======== RECORDED DATA ========
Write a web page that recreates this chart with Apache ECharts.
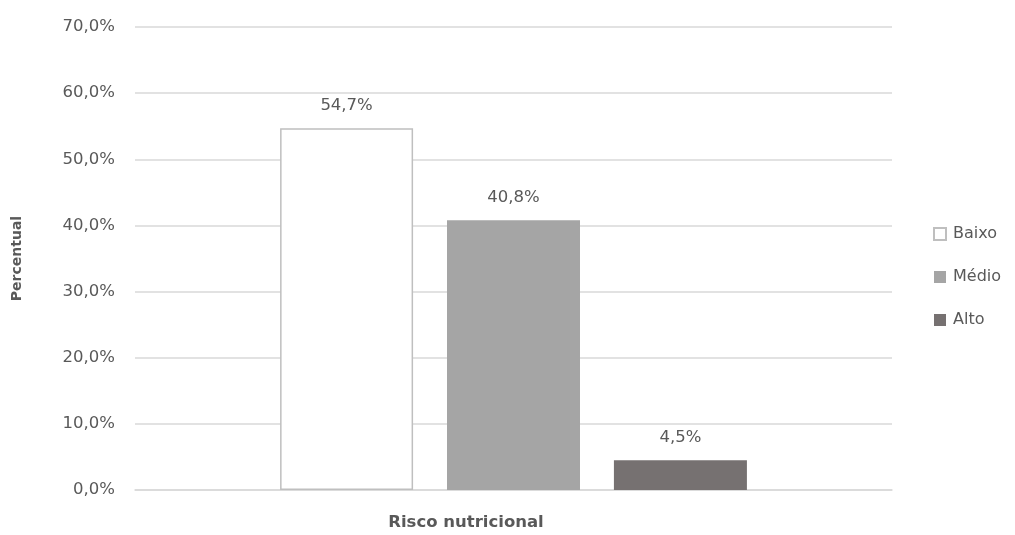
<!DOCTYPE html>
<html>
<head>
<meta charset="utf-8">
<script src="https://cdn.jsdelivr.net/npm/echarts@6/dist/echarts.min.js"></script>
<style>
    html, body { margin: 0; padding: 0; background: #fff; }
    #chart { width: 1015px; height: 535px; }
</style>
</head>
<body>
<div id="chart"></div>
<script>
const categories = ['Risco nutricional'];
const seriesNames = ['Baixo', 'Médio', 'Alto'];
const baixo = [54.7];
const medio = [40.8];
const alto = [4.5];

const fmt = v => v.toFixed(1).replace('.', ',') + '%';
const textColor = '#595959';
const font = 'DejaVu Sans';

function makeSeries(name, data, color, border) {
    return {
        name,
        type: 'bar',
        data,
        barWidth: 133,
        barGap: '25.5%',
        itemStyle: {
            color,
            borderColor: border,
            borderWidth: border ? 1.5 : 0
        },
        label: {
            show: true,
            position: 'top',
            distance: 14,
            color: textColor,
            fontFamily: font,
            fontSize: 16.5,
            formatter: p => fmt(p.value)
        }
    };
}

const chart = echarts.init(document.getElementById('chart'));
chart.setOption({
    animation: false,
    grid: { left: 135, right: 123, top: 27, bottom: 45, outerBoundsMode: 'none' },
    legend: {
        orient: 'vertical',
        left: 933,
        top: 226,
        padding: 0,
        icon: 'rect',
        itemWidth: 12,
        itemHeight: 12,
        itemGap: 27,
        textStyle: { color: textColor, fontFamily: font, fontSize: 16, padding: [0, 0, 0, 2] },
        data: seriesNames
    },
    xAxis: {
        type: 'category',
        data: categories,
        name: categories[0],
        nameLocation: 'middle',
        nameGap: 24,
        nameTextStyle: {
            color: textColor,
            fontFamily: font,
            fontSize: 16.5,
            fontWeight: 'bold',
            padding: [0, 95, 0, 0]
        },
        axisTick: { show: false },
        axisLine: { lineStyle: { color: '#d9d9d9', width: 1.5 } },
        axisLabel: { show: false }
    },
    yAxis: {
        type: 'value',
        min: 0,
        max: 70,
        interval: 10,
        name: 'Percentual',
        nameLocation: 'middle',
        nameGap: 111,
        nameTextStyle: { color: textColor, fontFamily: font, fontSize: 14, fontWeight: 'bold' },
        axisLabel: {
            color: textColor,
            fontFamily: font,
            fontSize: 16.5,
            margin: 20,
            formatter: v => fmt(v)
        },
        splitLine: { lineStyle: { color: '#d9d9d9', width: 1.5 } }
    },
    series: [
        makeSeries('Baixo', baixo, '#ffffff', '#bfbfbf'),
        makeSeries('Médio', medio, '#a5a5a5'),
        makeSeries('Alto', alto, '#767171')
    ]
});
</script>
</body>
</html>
========
### WHAT THE TASK REQUIRES:
Give every line back word for word and leave the pictures out.

### OUTPUT FOR THIS EXERCISE:
Write a web page that recreates this chart with Apache ECharts.
<!DOCTYPE html>
<html>
<head>
<meta charset="utf-8">
<script src="https://cdn.jsdelivr.net/npm/echarts@6/dist/echarts.min.js"></script>
<style>
    html, body { margin: 0; padding: 0; background: #fff; }
    #chart { width: 1015px; height: 535px; }
</style>
</head>
<body>
<div id="chart"></div>
<script>
const categories = ['Risco nutricional'];
const seriesNames = ['Baixo', 'Médio', 'Alto'];
const baixo = [54.7];
const medio = [40.8];
const alto = [4.5];

const fmt = v => v.toFixed(1).replace('.', ',') + '%';
const textColor = '#595959';
const font = 'DejaVu Sans';

function makeSeries(name, data, color, border) {
    return {
        name,
        type: 'bar',
        data,
        barWidth: 133,
        barGap: '25.5%',
        itemStyle: {
            color,
            borderColor: border,
            borderWidth: border ? 1.5 : 0
        },
        label: {
            show: true,
            position: 'top',
            distance: 14,
            color: textColor,
            fontFamily: font,
            fontSize: 16.5,
            formatter: p => fmt(p.value)
        }
    };
}

const chart = echarts.init(document.getElementById('chart'));
chart.setOption({
    animation: false,
    grid: { left: 135, right: 123, top: 27, bottom: 45, outerBoundsMode: 'none' },
    legend: {
        orient: 'vertical',
        left: 933,
        top: 226,
        padding: 0,
        icon: 'rect',
        itemWidth: 12,
        itemHeight: 12,
        itemGap: 27,
        textStyle: { color: textColor, fontFamily: font, fontSize: 16, padding: [0, 0, 0, 2] },
        data: seriesNames
    },
    xAxis: {
        type: 'category',
        data: categories,
        name: categories[0],
        nameLocation: 'middle',
        nameGap: 24,
        nameTextStyle: {
            color: textColor,
            fontFamily: font,
            fontSize: 16.5,
            fontWeight: 'bold',
            padding: [0, 95, 0, 0]
        },
        axisTick: { show: false },
        axisLine: { lineStyle: { color: '#d9d9d9', width: 1.5 } },
        axisLabel: { show: false }
    },
    yAxis: {
        type: 'value',
        min: 0,
        max: 70,
        interval: 10,
        name: 'Percentual',
        nameLocation: 'middle',
        nameGap: 111,
        nameTextStyle: { color: textColor, fontFamily: font, fontSize: 14, fontWeight: 'bold' },
        axisLabel: {
            color: textColor,
            fontFamily: font,
            fontSize: 16.5,
            margin: 20,
            formatter: v => fmt(v)
        },
        splitLine: { lineStyle: { color: '#d9d9d9', width: 1.5 } }
    },
    series: [
        makeSeries('Baixo', baixo, '#ffffff', '#bfbfbf'),
        makeSeries('Médio', medio, '#a5a5a5'),
        makeSeries('Alto', alto, '#767171')
    ]
});
</script>
</body>
</html>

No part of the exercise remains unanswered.